- _Short exercise_:
Pictures stay out of the copy. Please reproduce only the lines between the one holding "Emit a component" and the one holding "Chart.register(...registerables);", inclusive.

[Rows from a dataset of charts and code]
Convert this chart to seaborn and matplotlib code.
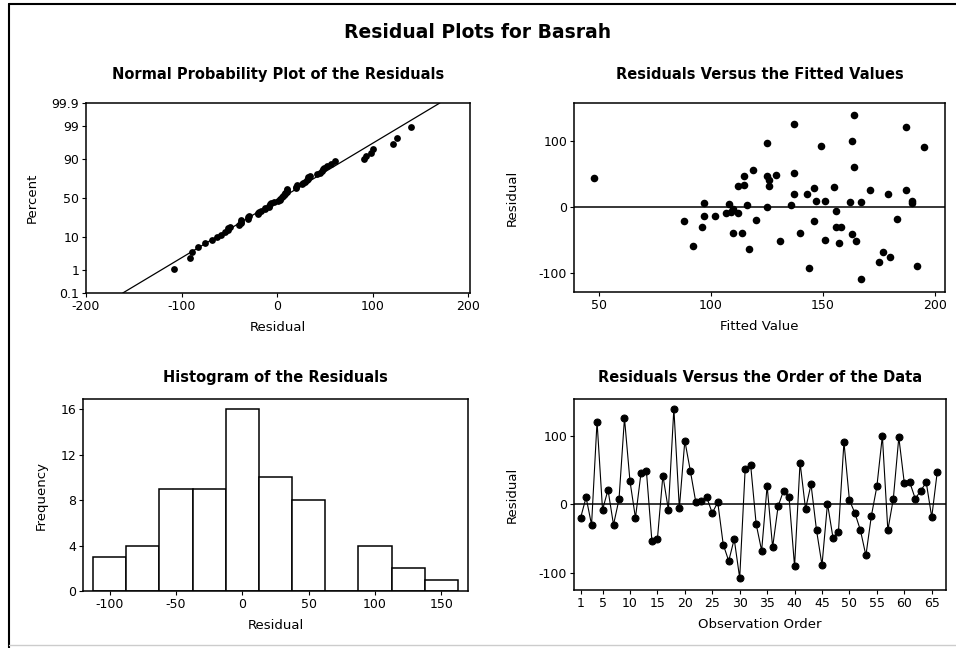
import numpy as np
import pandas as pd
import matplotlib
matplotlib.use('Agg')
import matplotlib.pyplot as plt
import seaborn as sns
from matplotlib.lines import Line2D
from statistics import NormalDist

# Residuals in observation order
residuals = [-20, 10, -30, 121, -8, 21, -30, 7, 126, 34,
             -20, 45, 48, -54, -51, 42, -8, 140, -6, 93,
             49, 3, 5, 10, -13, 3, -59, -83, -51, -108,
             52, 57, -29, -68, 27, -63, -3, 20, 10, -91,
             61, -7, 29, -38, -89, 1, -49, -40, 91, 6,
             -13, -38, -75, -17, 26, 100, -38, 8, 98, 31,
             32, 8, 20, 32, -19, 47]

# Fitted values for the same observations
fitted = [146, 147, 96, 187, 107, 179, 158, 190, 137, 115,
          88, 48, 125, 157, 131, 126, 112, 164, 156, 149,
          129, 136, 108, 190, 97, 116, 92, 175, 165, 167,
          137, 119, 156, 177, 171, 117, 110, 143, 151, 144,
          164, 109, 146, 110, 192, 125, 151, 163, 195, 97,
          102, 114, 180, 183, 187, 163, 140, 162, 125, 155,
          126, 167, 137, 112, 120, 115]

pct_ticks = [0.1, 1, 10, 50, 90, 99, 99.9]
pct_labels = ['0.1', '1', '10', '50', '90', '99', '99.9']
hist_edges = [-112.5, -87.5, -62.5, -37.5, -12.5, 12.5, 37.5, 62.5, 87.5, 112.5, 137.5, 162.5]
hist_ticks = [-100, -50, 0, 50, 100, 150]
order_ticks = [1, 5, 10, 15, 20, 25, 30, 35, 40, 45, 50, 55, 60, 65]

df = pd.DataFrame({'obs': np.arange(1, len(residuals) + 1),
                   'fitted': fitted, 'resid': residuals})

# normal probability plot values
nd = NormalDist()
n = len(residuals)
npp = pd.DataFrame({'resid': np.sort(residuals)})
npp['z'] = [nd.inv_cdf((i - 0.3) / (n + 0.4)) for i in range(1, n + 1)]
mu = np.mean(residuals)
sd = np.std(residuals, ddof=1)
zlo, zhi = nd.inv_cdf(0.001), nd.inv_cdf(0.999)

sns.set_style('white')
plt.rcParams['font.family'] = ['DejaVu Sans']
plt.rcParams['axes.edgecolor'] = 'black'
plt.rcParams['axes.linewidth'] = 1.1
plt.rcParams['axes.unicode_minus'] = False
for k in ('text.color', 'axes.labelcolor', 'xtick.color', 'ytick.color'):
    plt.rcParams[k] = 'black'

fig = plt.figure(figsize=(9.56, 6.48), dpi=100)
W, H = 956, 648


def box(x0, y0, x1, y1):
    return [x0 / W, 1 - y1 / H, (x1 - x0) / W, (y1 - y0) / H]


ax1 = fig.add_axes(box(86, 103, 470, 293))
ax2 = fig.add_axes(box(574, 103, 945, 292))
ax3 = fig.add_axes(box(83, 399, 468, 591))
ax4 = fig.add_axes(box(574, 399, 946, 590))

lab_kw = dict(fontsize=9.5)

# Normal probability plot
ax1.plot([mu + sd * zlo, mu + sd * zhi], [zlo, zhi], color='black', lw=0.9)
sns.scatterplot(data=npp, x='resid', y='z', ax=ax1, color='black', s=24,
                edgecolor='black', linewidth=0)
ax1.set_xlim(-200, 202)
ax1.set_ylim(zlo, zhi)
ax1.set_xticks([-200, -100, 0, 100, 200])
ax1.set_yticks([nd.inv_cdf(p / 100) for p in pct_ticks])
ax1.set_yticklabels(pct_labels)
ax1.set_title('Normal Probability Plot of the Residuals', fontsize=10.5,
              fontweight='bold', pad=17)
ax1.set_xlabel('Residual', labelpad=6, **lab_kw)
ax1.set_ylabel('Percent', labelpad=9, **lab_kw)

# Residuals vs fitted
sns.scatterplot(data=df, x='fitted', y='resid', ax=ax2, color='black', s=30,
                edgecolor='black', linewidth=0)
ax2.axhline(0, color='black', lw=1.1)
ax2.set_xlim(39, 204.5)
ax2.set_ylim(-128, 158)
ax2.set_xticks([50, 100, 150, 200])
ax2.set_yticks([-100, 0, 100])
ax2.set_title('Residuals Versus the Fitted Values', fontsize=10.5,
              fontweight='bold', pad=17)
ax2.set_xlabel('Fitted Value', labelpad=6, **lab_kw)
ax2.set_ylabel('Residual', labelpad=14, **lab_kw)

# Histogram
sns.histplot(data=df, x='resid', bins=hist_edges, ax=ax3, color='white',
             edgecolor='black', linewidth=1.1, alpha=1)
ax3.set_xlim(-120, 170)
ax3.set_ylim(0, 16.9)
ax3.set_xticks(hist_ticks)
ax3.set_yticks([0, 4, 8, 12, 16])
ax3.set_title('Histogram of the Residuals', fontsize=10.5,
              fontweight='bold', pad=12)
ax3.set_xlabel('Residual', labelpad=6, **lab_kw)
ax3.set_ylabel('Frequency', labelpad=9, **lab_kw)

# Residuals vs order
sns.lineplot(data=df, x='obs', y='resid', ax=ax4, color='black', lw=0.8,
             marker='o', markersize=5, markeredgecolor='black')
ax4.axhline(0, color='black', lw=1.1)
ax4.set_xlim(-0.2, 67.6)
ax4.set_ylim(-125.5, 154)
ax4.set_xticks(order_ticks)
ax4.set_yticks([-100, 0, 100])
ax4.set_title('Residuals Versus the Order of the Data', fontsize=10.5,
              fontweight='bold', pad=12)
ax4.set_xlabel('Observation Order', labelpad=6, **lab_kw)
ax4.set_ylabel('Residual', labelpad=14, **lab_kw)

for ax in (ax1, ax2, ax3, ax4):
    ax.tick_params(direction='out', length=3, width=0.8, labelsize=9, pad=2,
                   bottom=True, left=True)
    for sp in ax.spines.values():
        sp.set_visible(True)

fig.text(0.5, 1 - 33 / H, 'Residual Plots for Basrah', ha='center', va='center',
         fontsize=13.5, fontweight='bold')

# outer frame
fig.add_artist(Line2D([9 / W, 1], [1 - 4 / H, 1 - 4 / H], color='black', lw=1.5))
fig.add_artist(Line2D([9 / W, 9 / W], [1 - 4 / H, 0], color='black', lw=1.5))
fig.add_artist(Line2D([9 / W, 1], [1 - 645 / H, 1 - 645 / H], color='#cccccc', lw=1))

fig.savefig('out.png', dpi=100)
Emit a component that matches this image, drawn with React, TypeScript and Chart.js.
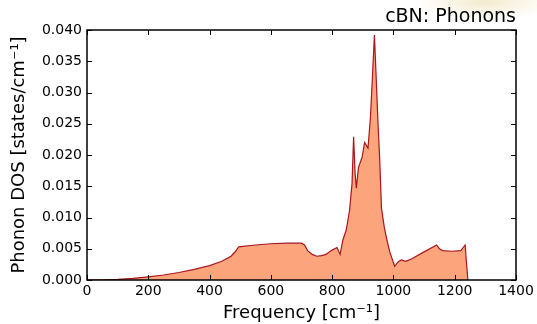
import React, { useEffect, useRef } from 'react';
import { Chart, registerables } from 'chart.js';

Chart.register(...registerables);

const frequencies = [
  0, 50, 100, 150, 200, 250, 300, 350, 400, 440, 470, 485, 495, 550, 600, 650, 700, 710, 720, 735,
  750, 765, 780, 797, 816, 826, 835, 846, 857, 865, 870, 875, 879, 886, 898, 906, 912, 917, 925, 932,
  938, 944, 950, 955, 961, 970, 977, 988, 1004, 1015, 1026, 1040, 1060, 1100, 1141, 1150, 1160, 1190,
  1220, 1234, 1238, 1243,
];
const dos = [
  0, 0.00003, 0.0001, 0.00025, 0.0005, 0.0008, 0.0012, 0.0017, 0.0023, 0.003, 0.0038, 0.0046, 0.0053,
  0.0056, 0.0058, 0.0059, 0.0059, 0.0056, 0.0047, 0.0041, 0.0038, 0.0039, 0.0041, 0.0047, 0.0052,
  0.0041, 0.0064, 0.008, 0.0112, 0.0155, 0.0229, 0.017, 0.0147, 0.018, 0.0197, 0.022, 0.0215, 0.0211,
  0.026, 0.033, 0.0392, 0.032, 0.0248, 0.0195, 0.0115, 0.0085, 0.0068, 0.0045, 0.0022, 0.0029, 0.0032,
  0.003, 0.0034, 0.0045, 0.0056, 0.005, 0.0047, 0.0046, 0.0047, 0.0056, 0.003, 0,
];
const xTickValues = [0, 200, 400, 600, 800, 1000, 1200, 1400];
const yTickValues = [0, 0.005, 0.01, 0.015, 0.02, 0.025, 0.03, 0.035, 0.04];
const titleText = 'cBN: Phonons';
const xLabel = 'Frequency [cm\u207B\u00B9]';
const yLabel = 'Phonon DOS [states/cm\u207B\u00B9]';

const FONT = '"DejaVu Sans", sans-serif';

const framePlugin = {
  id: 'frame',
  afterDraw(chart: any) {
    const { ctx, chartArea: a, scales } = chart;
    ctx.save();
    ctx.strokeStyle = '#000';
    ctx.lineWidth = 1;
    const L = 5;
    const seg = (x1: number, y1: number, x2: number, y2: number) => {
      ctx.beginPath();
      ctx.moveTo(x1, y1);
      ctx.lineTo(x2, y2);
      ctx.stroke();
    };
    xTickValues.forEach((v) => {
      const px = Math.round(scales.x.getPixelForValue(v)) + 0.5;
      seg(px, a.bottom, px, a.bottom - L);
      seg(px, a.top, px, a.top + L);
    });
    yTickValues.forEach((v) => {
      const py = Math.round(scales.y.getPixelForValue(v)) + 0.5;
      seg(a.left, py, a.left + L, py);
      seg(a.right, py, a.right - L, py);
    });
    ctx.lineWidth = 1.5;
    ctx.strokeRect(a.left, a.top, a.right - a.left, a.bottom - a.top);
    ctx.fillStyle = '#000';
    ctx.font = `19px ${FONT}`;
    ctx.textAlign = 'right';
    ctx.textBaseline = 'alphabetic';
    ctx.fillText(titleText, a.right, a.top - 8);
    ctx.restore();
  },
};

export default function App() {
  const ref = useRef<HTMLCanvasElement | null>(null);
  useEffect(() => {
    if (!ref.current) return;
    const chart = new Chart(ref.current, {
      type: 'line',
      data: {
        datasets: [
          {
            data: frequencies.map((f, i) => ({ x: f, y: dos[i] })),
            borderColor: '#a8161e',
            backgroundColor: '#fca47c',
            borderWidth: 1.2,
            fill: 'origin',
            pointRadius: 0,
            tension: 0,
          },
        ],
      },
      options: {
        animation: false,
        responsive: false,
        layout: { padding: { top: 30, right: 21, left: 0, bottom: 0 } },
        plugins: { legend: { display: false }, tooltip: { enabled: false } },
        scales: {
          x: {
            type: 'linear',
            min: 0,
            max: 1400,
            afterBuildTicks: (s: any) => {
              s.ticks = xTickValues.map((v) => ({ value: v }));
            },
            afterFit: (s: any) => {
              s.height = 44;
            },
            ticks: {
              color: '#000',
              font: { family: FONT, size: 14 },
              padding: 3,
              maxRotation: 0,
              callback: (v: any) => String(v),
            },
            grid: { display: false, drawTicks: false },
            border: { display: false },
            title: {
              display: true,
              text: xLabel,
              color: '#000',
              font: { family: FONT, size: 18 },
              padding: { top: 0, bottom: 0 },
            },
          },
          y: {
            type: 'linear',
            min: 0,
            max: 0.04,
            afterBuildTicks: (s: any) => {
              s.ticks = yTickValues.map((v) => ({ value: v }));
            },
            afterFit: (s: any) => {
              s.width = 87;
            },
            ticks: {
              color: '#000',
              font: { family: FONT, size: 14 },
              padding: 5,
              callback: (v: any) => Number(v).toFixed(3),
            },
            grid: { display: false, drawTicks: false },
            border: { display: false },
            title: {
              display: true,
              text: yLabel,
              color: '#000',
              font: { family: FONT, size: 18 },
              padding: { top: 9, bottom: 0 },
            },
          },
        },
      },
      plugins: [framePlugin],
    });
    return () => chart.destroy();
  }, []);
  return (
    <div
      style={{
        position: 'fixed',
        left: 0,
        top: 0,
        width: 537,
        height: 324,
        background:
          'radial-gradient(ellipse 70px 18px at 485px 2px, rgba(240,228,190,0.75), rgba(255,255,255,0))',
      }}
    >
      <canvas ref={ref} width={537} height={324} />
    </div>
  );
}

- _Task result_:
Emit a component that matches this image, drawn with React, TypeScript and Chart.js.
import React, { useEffect, useRef } from 'react';
import { Chart, registerables } from 'chart.js';

Chart.register(...registerables);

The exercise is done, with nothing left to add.